BAGIAN II: BIMBANG?
Terus selama ujian hidup mencari
kerja itu berlangsung pernah nggak jenuh, lelah, ingin ku rabi saja, atau
bimbang karena pilihan?. YA VERNAH. Pertama jenuh itu pasti, karena biasanya
ketika kita ditolak gabakal ada feedback dari perusahaan kenapa kita ngga cukup
qualified untuk jadi bagian dari mereka, jadi emang kita sendiri kudu giat
introspeksi diri. Selain itu banyak pula omongan sana sini yang bikin kuping
agak gatel, dan aku pernah nangis dibuatnya. Yaewlah cupu kek yupi.
Saya suka minder, susah mikir
positif, dan ngga sabaran, tapi kalau udah jenuh gitu saya bisa nyembuhin diri
sendiri, obatnya gampang, telfon Mamak dan inget betapa kasian hidup orangtua
kalo anaknya ngga berhasil cari nafkah :’).

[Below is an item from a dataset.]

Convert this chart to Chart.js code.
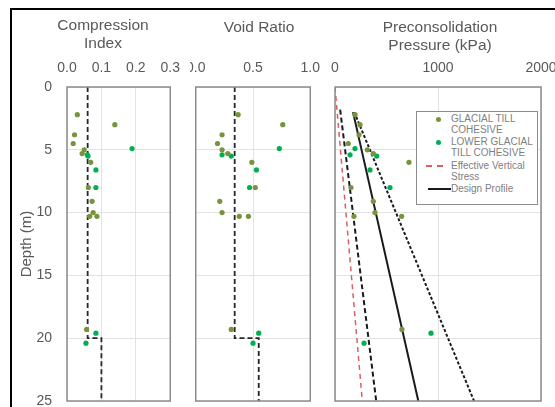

Juga, pergi jalan sendirian terus
tengok kanan kiri, lihat orang jualan, di masa tuanya masih harus dorong
gerobak dan yang termembekas karena sering ku lihat, Ibu ibu pemulung yang suka
cari nafkah di gang kosku. Nelangsa rasanya kalau saya ngga syukur dan patah
semangat. This world full of unexpected things dan kita terlalu rapuh buat
menolak keadaan. Jadi, anggap saja diri kita investasi jangka panjang yang
punya risiko yang harus di mitigasi dengan cara menerima risiko itu sendiri dan
coba cari sudut pandang asik dari setiap ketidakasikan yang terjadi.
Awfvfvvfvvbsdjvnjnvjsdn panjang amat. Intinya jangan menolak segala bentuk
kesedihan, sedih itu kebutuhan, not being okay is okay once in a while. Temui
temanmu dan bermainlah. Aku pribadi love banget sama sohib kosku, Dina Asrina.

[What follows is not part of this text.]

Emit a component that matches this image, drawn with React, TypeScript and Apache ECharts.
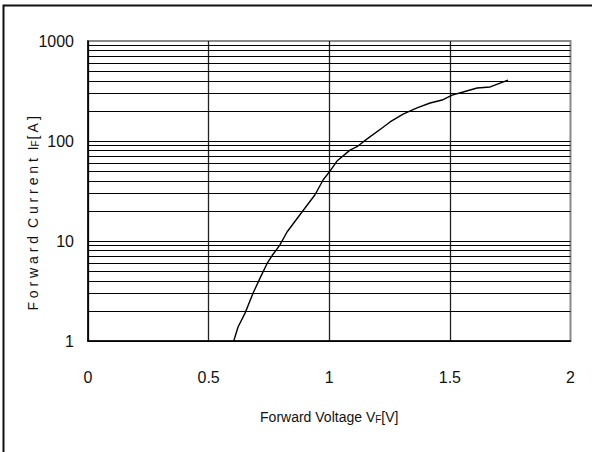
import React, { useEffect, useRef } from "react";
import * as echarts from "echarts";

const voltage = [0.604, 0.622, 0.651, 0.684, 0.714, 0.743, 0.764, 0.795, 0.825, 0.887, 0.941, 0.975, 1.003, 1.032, 1.086, 1.119, 1.157, 1.219, 1.252, 1.306, 1.364, 1.418, 1.468, 1.509, 1.555, 1.613, 1.667, 1.741];
const current = [1.0, 1.38, 1.9, 3.0, 4.3, 6.0, 7.2, 9.1, 12.3, 19.5, 29, 41, 50, 63, 81, 89, 105, 135, 155, 186, 214, 240, 257, 288, 309, 339, 347, 407];
const minorGrid = [2, 3, 4, 5, 6, 7, 8, 9, 20, 30, 40, 50, 60, 70, 80, 90, 200, 300, 400, 500, 600, 700, 800, 900];

const FONT = "'Liberation Sans', Arial, sans-serif";

export default function App() {
  const ref = useRef<HTMLDivElement>(null);
  useEffect(() => {
    if (!ref.current) return;
    const chart = echarts.init(ref.current, undefined, { renderer: "svg" });
    chart.setOption({
      animation: false,
      backgroundColor: "#fff",
      grid: {
        left: 88, right: 21.5, top: 41, bottom: 111,
        containLabel: false, outerBoundsMode: "none",
        show: true, borderColor: "#8a8a8a", borderWidth: 2,
      },
      graphic: [
        { type: "rect", shape: { x: 3.5, y: 5.5, width: 640, height: 500 }, style: { fill: "none", stroke: "#111", lineWidth: 2 }, z: 100 },
      ],
      xAxis: {
        type: "value",
        min: 0,
        max: 2,
        interval: 0.5,
        name: "{a|Forward Voltage V}{b|F}{a|[V]}",
        nameLocation: "middle",
        nameGap: 68,
        nameMoveOverlap: false,
        nameTextStyle: {
          rich: {
            a: { fontFamily: FONT, fontSize: 14, color: "#111" },
            b: { fontFamily: FONT, fontSize: 10, color: "#111", padding: [5, 0, 0, 0] },
          },
        },
        axisLine: { show: true, lineStyle: { color: "#000", width: 1.5 } },
        axisTick: { show: false },
        axisLabel: { fontFamily: FONT, fontSize: 16, color: "#111", margin: 28, formatter: (v: number) => String(v) },
        splitLine: { show: true, showMaxLine: false, lineStyle: { color: "#222", width: 1.3 } },
      },
      yAxis: {
        type: "log",
        logBase: 10,
        min: 1,
        max: 1000,
        name: "{a|F o r w a r d  C u r r e n t  I}{b|F}{a|[ A ]}",
        nameLocation: "middle",
        nameGap: 48,
        nameMoveOverlap: false,
        nameTextStyle: {
          padding: [0, 44, 0, 0],
          rich: {
            a: { fontFamily: FONT, fontSize: 14, color: "#111" },
            b: { fontFamily: FONT, fontSize: 10, color: "#111", padding: [5, 0, 0, 0] },
          },
        },
        axisLine: { show: true, lineStyle: { color: "#000", width: 1.5 } },
        axisTick: { show: false },
        axisLabel: { fontFamily: FONT, fontSize: 16, color: "#111", margin: 14, formatter: (v: number) => String(Math.round(v)) },
        splitLine: { show: true, showMaxLine: false, lineStyle: { color: "#000", width: 1.2 } },
        minorTick: { show: false },
      },
      series: [
        {
          type: "line",
          data: voltage.map((v, i) => [v, current[i]]),
          showSymbol: false,
          symbol: "none",
          lineStyle: { color: "#000", width: 1.4 },
          z: 10,
          markLine: {
            silent: true,
            symbol: "none",
            label: { show: false },
            lineStyle: { color: "#000", width: 1, type: "solid" },
            data: minorGrid.map((y) => ({ yAxis: y })),
            z: 1,
          },
        },
      ],
    });
    return () => chart.dispose();
  }, []);
  return <div ref={ref} style={{ position: "absolute", left: 0, top: 0, width: 592, height: 452 }} />;
}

Terkait dengan kebimbangan, ada
satu tips yang bisa saya kasih, tentukan asumsi dan ruang lingkup. Untuk saya
pribadi dalam hal ini asumsinya saya diterima dimanapun yang paling duluan
itulah yang saya ambil. Dengan demikian ngga ada berat di hati karena dengan
komitmen itu pun berarti Tuhan sudah membantu jalan kita sedemikian rupa. Saya
yakin setiap orang berharap tempat terbaik, tapi balik lagi inget batesan diri
dan hakikat dari bekerja itu sendiri. Kerja itu ibadah dan kalau bisa jadi
amalan kita nantinya. Jadi jangan cuma lihat materi semata dan kemakan gengsi.

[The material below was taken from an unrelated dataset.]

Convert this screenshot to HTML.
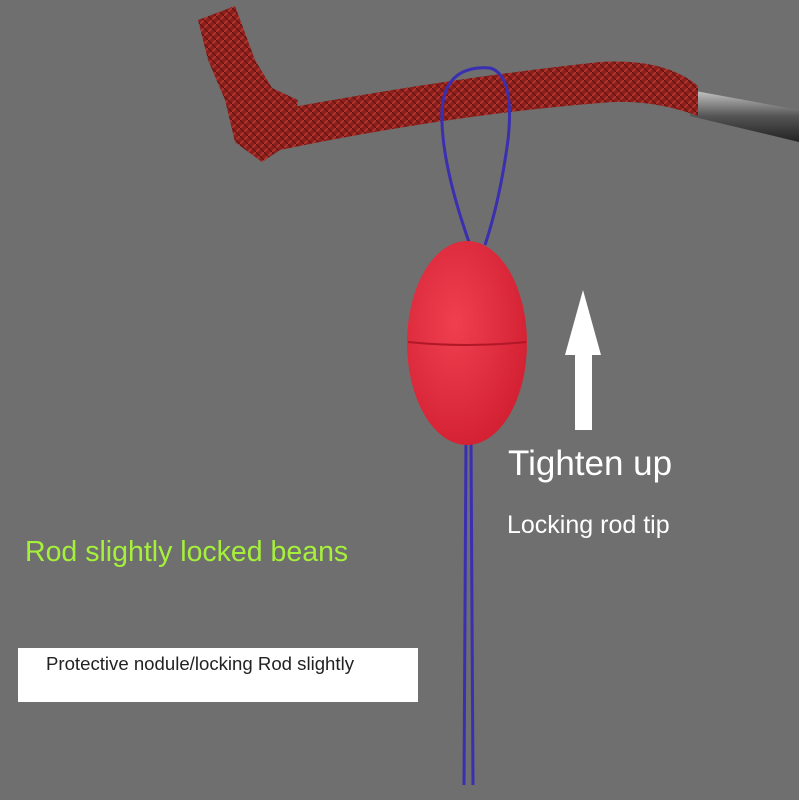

Sebagai contoh, waktu itu pas saya keterima Taspen, ternyata saya juga lolos
tes tahap 3 Bank Indonesia. Kalau saya nurutin gengsi, mungkin saya bakal
kegoda buat lepas yang jelas jelas buka tangannya untuk saya duluan. Tapi saya
kekeuh buat lanjutin Taspen, karena saya sadar betapa ngga gampangnya cari
kerja dan perjuangan sejauh ini. Sebagai bentuk renungan aja, worst casenya ternyata BI nya ngga lolos
padahal udah lepas Taspen. Itu bisa terjadi ke siapa saja, dan itu pilihan.
Ada banyak pilihan dalam proses
penantian kerja. Milih nunggu lama buat masuk ke dream jobmu, atau milih ikutin
semua yang possible dan sekiranya kamu cocok dan ambil kesempatan. Dan lain
sebagainya. Buat saya sendiri, di usia ini saya punya banyak cita-cita, dan
makin cepet saya mulai berproses, makin possible cita-cita itu satu persatu
direalisasi. Dan syukurnya, ternyata saya masuk di era Taspen kekurangan
penerus karena ketimpangan demografi jadi ada banyak kesempatan assessment
dalam waktu singkat. Jadi, indahnya bersyukur kan J
Siapapun kamu yang sedang baca ini,
juga jangan lupa alasan kenapa kamu harus tetep kuat, nggak menyerah. Its okay
not being okay sometimes. Jangan lari.